▶ What you have to do
Repeat word for word the opening stretch of the entries, from the first line through the line containing "from bokeh.resources import INLINE".
-- Excerpted records start --
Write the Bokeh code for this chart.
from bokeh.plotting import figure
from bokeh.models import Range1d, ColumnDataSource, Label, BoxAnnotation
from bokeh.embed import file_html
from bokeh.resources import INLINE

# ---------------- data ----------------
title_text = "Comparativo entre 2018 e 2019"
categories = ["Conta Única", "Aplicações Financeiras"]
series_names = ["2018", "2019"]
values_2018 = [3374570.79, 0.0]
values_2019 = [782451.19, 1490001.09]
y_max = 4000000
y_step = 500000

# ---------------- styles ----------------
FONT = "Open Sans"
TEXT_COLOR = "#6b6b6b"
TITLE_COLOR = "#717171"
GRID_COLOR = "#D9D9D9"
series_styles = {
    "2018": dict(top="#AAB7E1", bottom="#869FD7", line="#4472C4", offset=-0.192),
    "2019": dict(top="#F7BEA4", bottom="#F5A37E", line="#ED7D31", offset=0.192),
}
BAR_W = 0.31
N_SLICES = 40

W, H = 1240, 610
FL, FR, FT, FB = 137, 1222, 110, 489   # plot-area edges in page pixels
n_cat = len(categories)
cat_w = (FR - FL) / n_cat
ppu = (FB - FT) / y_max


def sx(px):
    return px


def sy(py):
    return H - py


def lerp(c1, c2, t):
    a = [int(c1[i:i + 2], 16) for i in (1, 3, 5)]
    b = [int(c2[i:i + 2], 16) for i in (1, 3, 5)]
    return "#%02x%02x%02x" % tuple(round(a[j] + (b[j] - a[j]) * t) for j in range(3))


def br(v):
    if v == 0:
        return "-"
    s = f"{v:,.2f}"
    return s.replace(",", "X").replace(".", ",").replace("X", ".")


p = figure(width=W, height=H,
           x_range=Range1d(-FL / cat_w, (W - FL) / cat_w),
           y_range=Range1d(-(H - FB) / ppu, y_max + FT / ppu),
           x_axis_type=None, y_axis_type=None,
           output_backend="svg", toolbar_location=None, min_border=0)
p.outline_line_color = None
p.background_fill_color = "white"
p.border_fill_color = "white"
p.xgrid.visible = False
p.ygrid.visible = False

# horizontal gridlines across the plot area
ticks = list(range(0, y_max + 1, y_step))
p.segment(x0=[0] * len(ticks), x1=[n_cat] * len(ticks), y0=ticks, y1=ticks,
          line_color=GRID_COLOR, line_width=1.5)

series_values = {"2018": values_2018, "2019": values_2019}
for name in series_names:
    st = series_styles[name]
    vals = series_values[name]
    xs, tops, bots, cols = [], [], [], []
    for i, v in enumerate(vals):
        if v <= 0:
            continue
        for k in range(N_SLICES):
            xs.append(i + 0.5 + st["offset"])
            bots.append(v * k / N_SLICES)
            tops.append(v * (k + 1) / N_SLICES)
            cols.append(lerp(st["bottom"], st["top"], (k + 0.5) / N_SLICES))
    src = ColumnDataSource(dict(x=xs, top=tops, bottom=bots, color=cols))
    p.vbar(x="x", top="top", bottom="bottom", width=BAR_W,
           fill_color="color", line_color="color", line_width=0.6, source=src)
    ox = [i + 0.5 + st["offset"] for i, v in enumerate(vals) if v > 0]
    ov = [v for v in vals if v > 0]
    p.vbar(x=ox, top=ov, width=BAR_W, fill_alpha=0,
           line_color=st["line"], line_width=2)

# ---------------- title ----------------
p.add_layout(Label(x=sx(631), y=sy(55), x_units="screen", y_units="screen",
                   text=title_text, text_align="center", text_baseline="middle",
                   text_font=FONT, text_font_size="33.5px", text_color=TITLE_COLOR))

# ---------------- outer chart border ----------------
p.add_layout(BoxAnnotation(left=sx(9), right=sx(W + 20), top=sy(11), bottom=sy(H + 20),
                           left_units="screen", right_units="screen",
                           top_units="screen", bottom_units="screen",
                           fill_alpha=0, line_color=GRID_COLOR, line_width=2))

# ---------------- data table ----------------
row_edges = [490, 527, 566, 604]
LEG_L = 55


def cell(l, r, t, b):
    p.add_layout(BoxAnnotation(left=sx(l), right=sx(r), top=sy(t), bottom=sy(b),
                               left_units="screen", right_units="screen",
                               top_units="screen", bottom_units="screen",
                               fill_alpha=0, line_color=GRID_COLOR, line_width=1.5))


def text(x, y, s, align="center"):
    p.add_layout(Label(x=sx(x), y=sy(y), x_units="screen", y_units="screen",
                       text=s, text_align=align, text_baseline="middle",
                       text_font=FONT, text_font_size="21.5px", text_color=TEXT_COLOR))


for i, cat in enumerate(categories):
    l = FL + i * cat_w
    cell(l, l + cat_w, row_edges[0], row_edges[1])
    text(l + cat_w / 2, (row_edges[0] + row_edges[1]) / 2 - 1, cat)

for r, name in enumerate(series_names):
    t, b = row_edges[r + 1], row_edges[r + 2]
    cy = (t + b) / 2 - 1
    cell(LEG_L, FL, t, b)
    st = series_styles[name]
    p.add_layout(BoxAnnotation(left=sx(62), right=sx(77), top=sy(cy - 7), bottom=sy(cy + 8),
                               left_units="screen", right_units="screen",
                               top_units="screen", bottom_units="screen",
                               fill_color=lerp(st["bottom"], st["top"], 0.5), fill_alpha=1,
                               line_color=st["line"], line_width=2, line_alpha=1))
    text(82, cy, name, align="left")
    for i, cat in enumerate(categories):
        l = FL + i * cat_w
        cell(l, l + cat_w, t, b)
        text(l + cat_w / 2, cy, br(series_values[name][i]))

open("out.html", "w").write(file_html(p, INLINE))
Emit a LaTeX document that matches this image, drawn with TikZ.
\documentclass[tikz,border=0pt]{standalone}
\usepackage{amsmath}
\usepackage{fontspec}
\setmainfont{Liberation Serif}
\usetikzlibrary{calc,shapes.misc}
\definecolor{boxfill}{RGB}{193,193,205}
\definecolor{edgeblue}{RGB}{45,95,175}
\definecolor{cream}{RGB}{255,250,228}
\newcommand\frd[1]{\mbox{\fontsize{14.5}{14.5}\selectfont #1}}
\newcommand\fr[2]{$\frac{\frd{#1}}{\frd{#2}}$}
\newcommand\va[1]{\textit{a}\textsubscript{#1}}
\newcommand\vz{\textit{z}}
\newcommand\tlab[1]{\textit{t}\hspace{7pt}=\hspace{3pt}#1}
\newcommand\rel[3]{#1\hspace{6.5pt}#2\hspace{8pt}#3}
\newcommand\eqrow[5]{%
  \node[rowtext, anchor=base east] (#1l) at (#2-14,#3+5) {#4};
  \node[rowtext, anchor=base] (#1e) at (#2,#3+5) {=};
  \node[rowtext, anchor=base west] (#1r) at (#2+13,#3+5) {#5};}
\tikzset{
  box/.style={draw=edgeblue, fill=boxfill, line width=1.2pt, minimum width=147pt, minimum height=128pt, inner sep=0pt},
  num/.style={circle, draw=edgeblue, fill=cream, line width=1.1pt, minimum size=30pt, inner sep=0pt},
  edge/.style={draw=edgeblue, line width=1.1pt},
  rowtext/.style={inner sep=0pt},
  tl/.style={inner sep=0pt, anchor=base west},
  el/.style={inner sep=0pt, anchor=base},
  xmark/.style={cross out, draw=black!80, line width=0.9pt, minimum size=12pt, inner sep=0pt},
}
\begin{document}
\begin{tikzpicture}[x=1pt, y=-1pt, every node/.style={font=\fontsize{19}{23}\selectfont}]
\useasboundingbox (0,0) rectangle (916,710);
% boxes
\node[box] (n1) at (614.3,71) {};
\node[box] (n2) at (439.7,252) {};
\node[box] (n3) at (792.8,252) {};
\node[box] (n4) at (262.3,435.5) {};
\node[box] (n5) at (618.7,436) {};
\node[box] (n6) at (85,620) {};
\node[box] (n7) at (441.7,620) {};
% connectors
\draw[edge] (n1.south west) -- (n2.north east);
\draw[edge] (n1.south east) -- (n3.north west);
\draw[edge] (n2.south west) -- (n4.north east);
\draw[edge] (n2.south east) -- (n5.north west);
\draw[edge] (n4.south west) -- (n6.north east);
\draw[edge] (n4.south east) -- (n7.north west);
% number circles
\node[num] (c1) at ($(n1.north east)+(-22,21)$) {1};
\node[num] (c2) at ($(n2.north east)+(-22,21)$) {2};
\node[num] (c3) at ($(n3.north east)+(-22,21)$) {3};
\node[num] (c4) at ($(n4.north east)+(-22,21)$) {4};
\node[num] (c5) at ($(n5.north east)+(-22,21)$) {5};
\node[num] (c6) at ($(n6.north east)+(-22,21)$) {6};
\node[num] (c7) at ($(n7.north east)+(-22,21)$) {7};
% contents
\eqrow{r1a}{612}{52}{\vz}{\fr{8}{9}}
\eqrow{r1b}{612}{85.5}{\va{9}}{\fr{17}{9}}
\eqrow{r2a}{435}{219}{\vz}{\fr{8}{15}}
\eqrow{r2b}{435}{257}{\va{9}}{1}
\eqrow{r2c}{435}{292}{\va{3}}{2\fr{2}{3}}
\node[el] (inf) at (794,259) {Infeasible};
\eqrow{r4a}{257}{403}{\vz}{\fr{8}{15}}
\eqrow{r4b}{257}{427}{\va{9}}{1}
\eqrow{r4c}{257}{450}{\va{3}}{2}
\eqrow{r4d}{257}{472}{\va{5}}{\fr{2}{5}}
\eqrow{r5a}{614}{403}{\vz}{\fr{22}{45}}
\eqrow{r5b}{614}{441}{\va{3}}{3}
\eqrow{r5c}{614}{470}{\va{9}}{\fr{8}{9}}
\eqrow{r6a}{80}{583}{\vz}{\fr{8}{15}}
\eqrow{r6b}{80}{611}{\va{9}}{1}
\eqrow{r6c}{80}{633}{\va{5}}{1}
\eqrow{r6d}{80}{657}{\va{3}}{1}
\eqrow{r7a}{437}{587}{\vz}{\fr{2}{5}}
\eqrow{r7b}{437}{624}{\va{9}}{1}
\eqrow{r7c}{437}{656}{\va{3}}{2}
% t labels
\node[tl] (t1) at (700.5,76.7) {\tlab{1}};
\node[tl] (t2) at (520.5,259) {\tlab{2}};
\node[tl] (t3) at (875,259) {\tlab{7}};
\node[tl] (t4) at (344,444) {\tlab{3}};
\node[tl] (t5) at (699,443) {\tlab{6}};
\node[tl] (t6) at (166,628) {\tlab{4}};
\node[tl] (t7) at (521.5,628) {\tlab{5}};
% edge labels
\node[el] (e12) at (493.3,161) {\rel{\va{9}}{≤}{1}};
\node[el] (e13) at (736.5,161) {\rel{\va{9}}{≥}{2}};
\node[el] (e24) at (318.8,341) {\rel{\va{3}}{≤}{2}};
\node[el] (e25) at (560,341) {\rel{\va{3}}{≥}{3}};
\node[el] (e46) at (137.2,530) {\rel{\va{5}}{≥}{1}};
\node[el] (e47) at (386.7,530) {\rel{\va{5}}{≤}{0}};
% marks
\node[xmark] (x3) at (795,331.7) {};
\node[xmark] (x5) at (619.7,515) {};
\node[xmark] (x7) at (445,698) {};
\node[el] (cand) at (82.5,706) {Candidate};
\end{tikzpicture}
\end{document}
-- Excerpted records end --
▶ Solution to this task
Write the Bokeh code for this chart.
from bokeh.plotting import figure
from bokeh.models import Range1d, ColumnDataSource, Label, BoxAnnotation
from bokeh.embed import file_html
from bokeh.resources import INLINE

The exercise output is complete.